[Rows from a dataset]
• • •

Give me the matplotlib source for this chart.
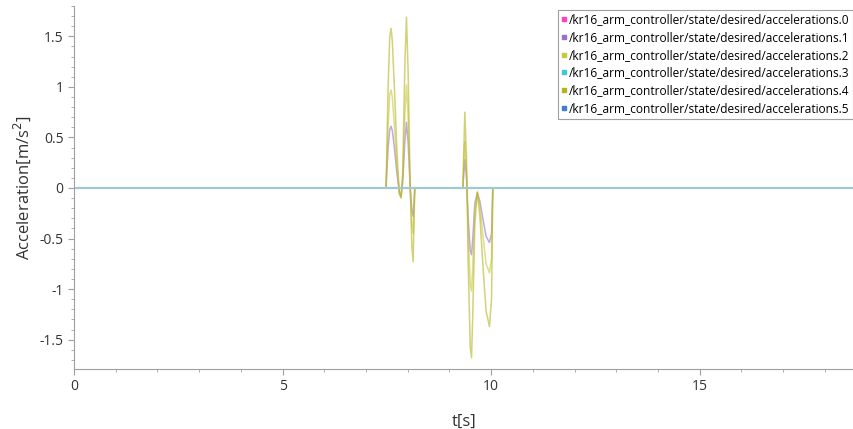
import matplotlib
matplotlib.use("Agg")
import matplotlib.pyplot as plt
from matplotlib.lines import Line2D
from matplotlib.ticker import MultipleLocator

plt.rcParams['font.family'] = ['Open Sans', 'DejaVu Sans']

# time stamps [s]
t = [0.0, 7.48, 7.53, 7.57, 7.60, 7.63, 7.68, 7.74, 7.80, 7.84, 7.88, 7.93, 7.97,
     8.01, 8.06, 8.10, 8.13, 8.17, 9.32, 9.37, 9.41, 9.45, 9.50, 9.53, 9.56, 9.61,
     9.67, 9.73, 9.80, 9.88, 9.96, 10.01, 10.04, 18.7]

acc0 = [0.0] * len(t)
acc1 = [0, 0, 0.40, 0.58, 0.61, 0.57, 0.40, 0.15, -0.04, -0.08, 0.05, 0.45, 0.65,
        0.45, 0.0, -0.22, -0.28, 0, 0, 0.28, 0.10, -0.30, -0.62, -0.66, -0.50, -0.15,
        -0.05, -0.13, -0.30, -0.48, -0.54, -0.45, 0, 0]
acc2 = [0, 0, 0.62, 0.93, 0.97, 0.90, 0.62, 0.22, -0.05, -0.09, 0.10, 0.72, 1.02,
        0.70, 0.0, -0.36, -0.45, 0, 0, 0.46, 0.17, -0.45, -0.96, -1.02, -0.77, -0.22,
        -0.04, -0.18, -0.46, -0.75, -0.84, -0.70, 0, 0]
acc3 = [0.0] * len(t)
acc4 = [0, 0, 1.00, 1.50, 1.58, 1.46, 1.00, 0.38, -0.06, -0.10, 0.15, 1.20, 1.69,
        1.15, 0.0, -0.58, -0.73, 0, 0, 0.75, 0.28, -0.75, -1.58, -1.68, -1.25, -0.35,
        -0.04, -0.28, -0.75, -1.22, -1.37, -1.10, 0, 0]
acc5 = [0.0] * len(t)

series = [acc0, acc1, acc2, acc3, acc4, acc5]
labels = ['/kr16_arm_controller/state/desired/accelerations.%d' % i for i in range(6)]
colors = ['#ff3fbf', '#9a6fd0', '#c8c83a', '#3fc8d8', '#b4b41e', '#3f7fd0']

fig = plt.figure(figsize=(8.54, 4.29), dpi=100)
ax = fig.add_axes([0.0867, 0.140, 0.9133, 0.846])

for y, c in zip(series, colors):
    ax.plot(t, y, color=c, lw=1.1, alpha=0.6)
# the flat line shows up light teal in the reference
ax.axhline(0, color='#a2c9d2', lw=1.6)

ax.set_xlim(0, 18.7)
ax.set_ylim(-1.79, 1.80)
ax.xaxis.set_major_locator(MultipleLocator(5))
ax.xaxis.set_minor_locator(MultipleLocator(1))
ax.yaxis.set_major_locator(MultipleLocator(0.5))
ax.yaxis.set_minor_locator(MultipleLocator(0.1))
ax.xaxis.set_major_formatter(plt.FuncFormatter(lambda v, p: '%g' % v))
ax.yaxis.set_major_formatter(plt.FuncFormatter(lambda v, p: '%g' % round(v, 2)))

for s in ['top', 'right']:
    ax.spines[s].set_visible(False)
for s in ['left', 'bottom']:
    ax.spines[s].set_color('#a0a0a0')
ax.tick_params(which='major', length=4, color='#a0a0a0', labelsize=10, labelcolor='#333333')
ax.tick_params(which='minor', length=2, color='#a0a0a0')

ax.set_xlabel('t[s]', fontsize=12, color='#333333', labelpad=14)
ax.set_ylabel('Acceleration[m/s$^2$]', fontsize=12, color='#333333', labelpad=5)

handles = [Line2D([], [], ls='none', marker='s', ms=3, color=c) for c in colors]
leg = ax.legend(handles, labels, loc='upper right', bbox_to_anchor=(0.999, 0.99),
                fontsize=8.6, handlelength=0.4, handletextpad=0.2, labelspacing=0.4,
                borderpad=0.3, fancybox=False, framealpha=1, borderaxespad=0)
leg.get_frame().set_edgecolor('#a0a0a0')
leg.get_frame().set_linewidth(0.8)

fig.savefig('out.png', dpi=100)
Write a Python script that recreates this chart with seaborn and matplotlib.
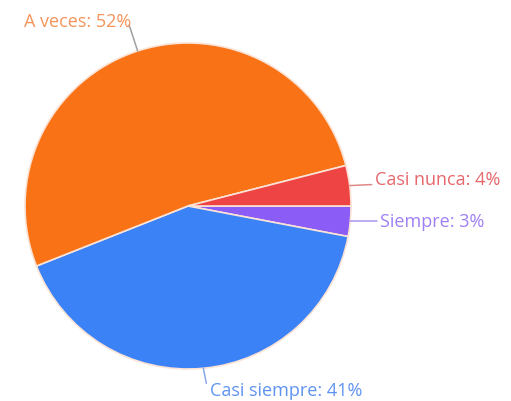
import matplotlib
matplotlib.use("Agg")
import matplotlib.pyplot as plt
import numpy as np
import seaborn as sns

# Survey answer shares (percent), in clockwise order from 3 o'clock
categories = ["Siempre", "Casi siempre", "A veces", "Casi nunca"]
values = [3, 41, 52, 4]
colors = ["#8B5CF6", "#3B82F6", "#F97316", "#EF4444"]
label_colors = ["#9F7FF5", "#5F93F2", "#F5935A", "#E5676B"]
line_colors = ["#A995F0", "#8AA8E8", "#A0A0A0", "#E08888"]

sns.set_theme(style="white")
plt.rcParams["font.family"] = ["Open Sans", "DejaVu Sans"]

W, H = 511, 402
fig = plt.figure(figsize=(W / 100, H / 100), dpi=100)
ax = fig.add_axes([0, 0, 1, 1])

cx, cy, r = 188, H - 207, 163
wedges, _ = ax.pie(values, colors=colors, startangle=0, counterclock=False,
                   center=(cx, cy), radius=r, frame=True,
                   wedgeprops=dict(edgecolor="#FBE3D6", linewidth=1.2))
ax.set_xlim(0, W)
ax.set_ylim(0, H)
ax.set_aspect("equal")
ax.axis("off")

# leader path and label anchor, as offsets from each wedge's outer mid-point
layout = {
    "Siempre": dict(path=[(27, 0)], text=(30, 0), ha="left"),
    "Casi nunca": dict(path=[(22, 1)], text=(25, 6.5), ha="left"),
    "A veces": dict(path=[(-8.5, 26)], text=(-6.5, 30), ha="right"),
    "Casi siempre": dict(path=[(3, -15)], text=(7, -22), ha="left"),
}

for w, cat, val, lc, tc in zip(wedges, categories, values, line_colors, label_colors):
    mid = np.deg2rad((w.theta1 + w.theta2) / 2)
    x0, y0 = cx + r * np.cos(mid), cy + r * np.sin(mid)
    spec = layout[cat]
    xs = [x0] + [x0 + dx for dx, dy in spec["path"]]
    ys = [y0] + [y0 + dy for dx, dy in spec["path"]]
    ax.plot(xs, ys, color=lc, lw=1.1, solid_capstyle="round")
    tx, ty = x0 + spec["text"][0], y0 + spec["text"][1]
    ax.text(tx, ty, f"{cat}: {val}%", color=tc, fontsize=13,
            ha=spec["ha"], va="center")

fig.savefig("out.png", dpi=100, facecolor="white")
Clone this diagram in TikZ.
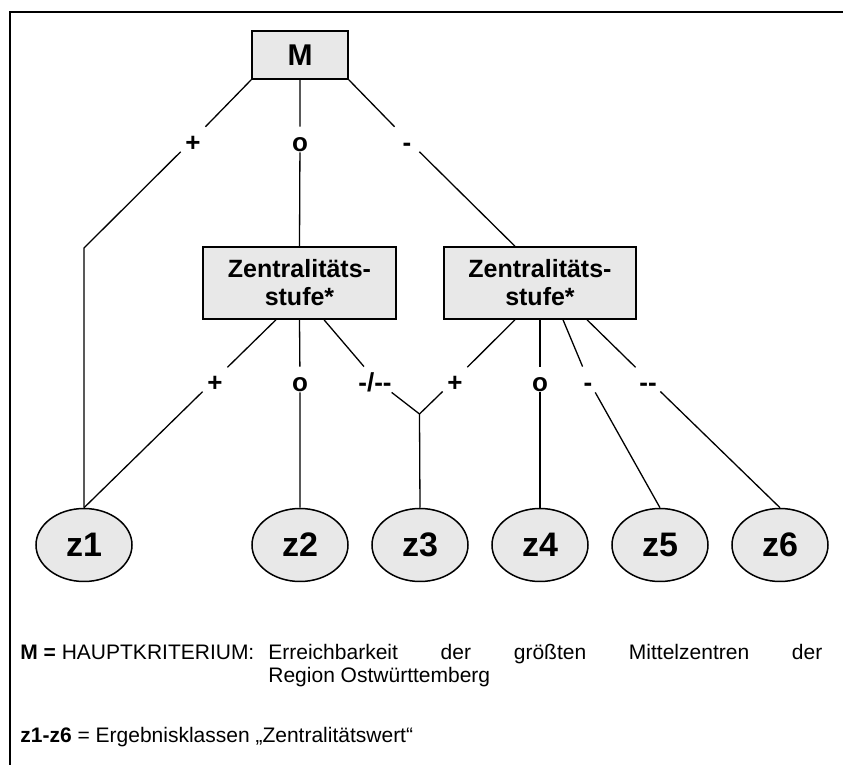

• • •

Repeat the data exactly in full, omitting its pictures.

Give me the matplotlib source for this chart.
import matplotlib
matplotlib.use("Agg")
import matplotlib.pyplot as plt
from matplotlib.lines import Line2D
from matplotlib.ticker import MultipleLocator

plt.rcParams['font.family'] = ['Open Sans', 'DejaVu Sans']

# time stamps [s]
t = [0.0, 7.48, 7.53, 7.57, 7.60, 7.63, 7.68, 7.74, 7.80, 7.84, 7.88, 7.93, 7.97,
     8.01, 8.06, 8.10, 8.13, 8.17, 9.32, 9.37, 9.41, 9.45, 9.50, 9.53, 9.56, 9.61,
     9.67, 9.73, 9.80, 9.88, 9.96, 10.01, 10.04, 18.7]

acc0 = [0.0] * len(t)
acc1 = [0, 0, 0.40, 0.58, 0.61, 0.57, 0.40, 0.15, -0.04, -0.08, 0.05, 0.45, 0.65,
        0.45, 0.0, -0.22, -0.28, 0, 0, 0.28, 0.10, -0.30, -0.62, -0.66, -0.50, -0.15,
        -0.05, -0.13, -0.30, -0.48, -0.54, -0.45, 0, 0]
acc2 = [0, 0, 0.62, 0.93, 0.97, 0.90, 0.62, 0.22, -0.05, -0.09, 0.10, 0.72, 1.02,
        0.70, 0.0, -0.36, -0.45, 0, 0, 0.46, 0.17, -0.45, -0.96, -1.02, -0.77, -0.22,
        -0.04, -0.18, -0.46, -0.75, -0.84, -0.70, 0, 0]
acc3 = [0.0] * len(t)
acc4 = [0, 0, 1.00, 1.50, 1.58, 1.46, 1.00, 0.38, -0.06, -0.10, 0.15, 1.20, 1.69,
        1.15, 0.0, -0.58, -0.73, 0, 0, 0.75, 0.28, -0.75, -1.58, -1.68, -1.25, -0.35,
        -0.04, -0.28, -0.75, -1.22, -1.37, -1.10, 0, 0]
acc5 = [0.0] * len(t)

series = [acc0, acc1, acc2, acc3, acc4, acc5]
labels = ['/kr16_arm_controller/state/desired/accelerations.%d' % i for i in range(6)]
colors = ['#ff3fbf', '#9a6fd0', '#c8c83a', '#3fc8d8', '#b4b41e', '#3f7fd0']

fig = plt.figure(figsize=(8.54, 4.29), dpi=100)
ax = fig.add_axes([0.0867, 0.140, 0.9133, 0.846])

for y, c in zip(series, colors):
    ax.plot(t, y, color=c, lw=1.1, alpha=0.6)
# the flat line shows up light teal in the reference
ax.axhline(0, color='#a2c9d2', lw=1.6)

ax.set_xlim(0, 18.7)
ax.set_ylim(-1.79, 1.80)
ax.xaxis.set_major_locator(MultipleLocator(5))
ax.xaxis.set_minor_locator(MultipleLocator(1))
ax.yaxis.set_major_locator(MultipleLocator(0.5))
ax.yaxis.set_minor_locator(MultipleLocator(0.1))
ax.xaxis.set_major_formatter(plt.FuncFormatter(lambda v, p: '%g' % v))
ax.yaxis.set_major_formatter(plt.FuncFormatter(lambda v, p: '%g' % round(v, 2)))

for s in ['top', 'right']:
    ax.spines[s].set_visible(False)
for s in ['left', 'bottom']:
    ax.spines[s].set_color('#a0a0a0')
ax.tick_params(which='major', length=4, color='#a0a0a0', labelsize=10, labelcolor='#333333')
ax.tick_params(which='minor', length=2, color='#a0a0a0')

ax.set_xlabel('t[s]', fontsize=12, color='#333333', labelpad=14)
ax.set_ylabel('Acceleration[m/s$^2$]', fontsize=12, color='#333333', labelpad=5)

handles = [Line2D([], [], ls='none', marker='s', ms=3, color=c) for c in colors]
leg = ax.legend(handles, labels, loc='upper right', bbox_to_anchor=(0.999, 0.99),
                fontsize=8.6, handlelength=0.4, handletextpad=0.2, labelspacing=0.4,
                borderpad=0.3, fancybox=False, framealpha=1, borderaxespad=0)
leg.get_frame().set_edgecolor('#a0a0a0')
leg.get_frame().set_linewidth(0.8)

fig.savefig('out.png', dpi=100)
Write a Python script that recreates this chart with seaborn and matplotlib.
import matplotlib
matplotlib.use("Agg")
import matplotlib.pyplot as plt
import numpy as np
import seaborn as sns

# Survey answer shares (percent), in clockwise order from 3 o'clock
categories = ["Siempre", "Casi siempre", "A veces", "Casi nunca"]
values = [3, 41, 52, 4]
colors = ["#8B5CF6", "#3B82F6", "#F97316", "#EF4444"]
label_colors = ["#9F7FF5", "#5F93F2", "#F5935A", "#E5676B"]
line_colors = ["#A995F0", "#8AA8E8", "#A0A0A0", "#E08888"]

sns.set_theme(style="white")
plt.rcParams["font.family"] = ["Open Sans", "DejaVu Sans"]

W, H = 511, 402
fig = plt.figure(figsize=(W / 100, H / 100), dpi=100)
ax = fig.add_axes([0, 0, 1, 1])

cx, cy, r = 188, H - 207, 163
wedges, _ = ax.pie(values, colors=colors, startangle=0, counterclock=False,
                   center=(cx, cy), radius=r, frame=True,
                   wedgeprops=dict(edgecolor="#FBE3D6", linewidth=1.2))
ax.set_xlim(0, W)
ax.set_ylim(0, H)
ax.set_aspect("equal")
ax.axis("off")

# leader path and label anchor, as offsets from each wedge's outer mid-point
layout = {
    "Siempre": dict(path=[(27, 0)], text=(30, 0), ha="left"),
    "Casi nunca": dict(path=[(22, 1)], text=(25, 6.5), ha="left"),
    "A veces": dict(path=[(-8.5, 26)], text=(-6.5, 30), ha="right"),
    "Casi siempre": dict(path=[(3, -15)], text=(7, -22), ha="left"),
}

for w, cat, val, lc, tc in zip(wedges, categories, values, line_colors, label_colors):
    mid = np.deg2rad((w.theta1 + w.theta2) / 2)
    x0, y0 = cx + r * np.cos(mid), cy + r * np.sin(mid)
    spec = layout[cat]
    xs = [x0] + [x0 + dx for dx, dy in spec["path"]]
    ys = [y0] + [y0 + dy for dx, dy in spec["path"]]
    ax.plot(xs, ys, color=lc, lw=1.1, solid_capstyle="round")
    tx, ty = x0 + spec["text"][0], y0 + spec["text"][1]
    ax.text(tx, ty, f"{cat}: {val}%", color=tc, fontsize=13,
            ha=spec["ha"], va="center")

fig.savefig("out.png", dpi=100, facecolor="white")
Clone this diagram in TikZ.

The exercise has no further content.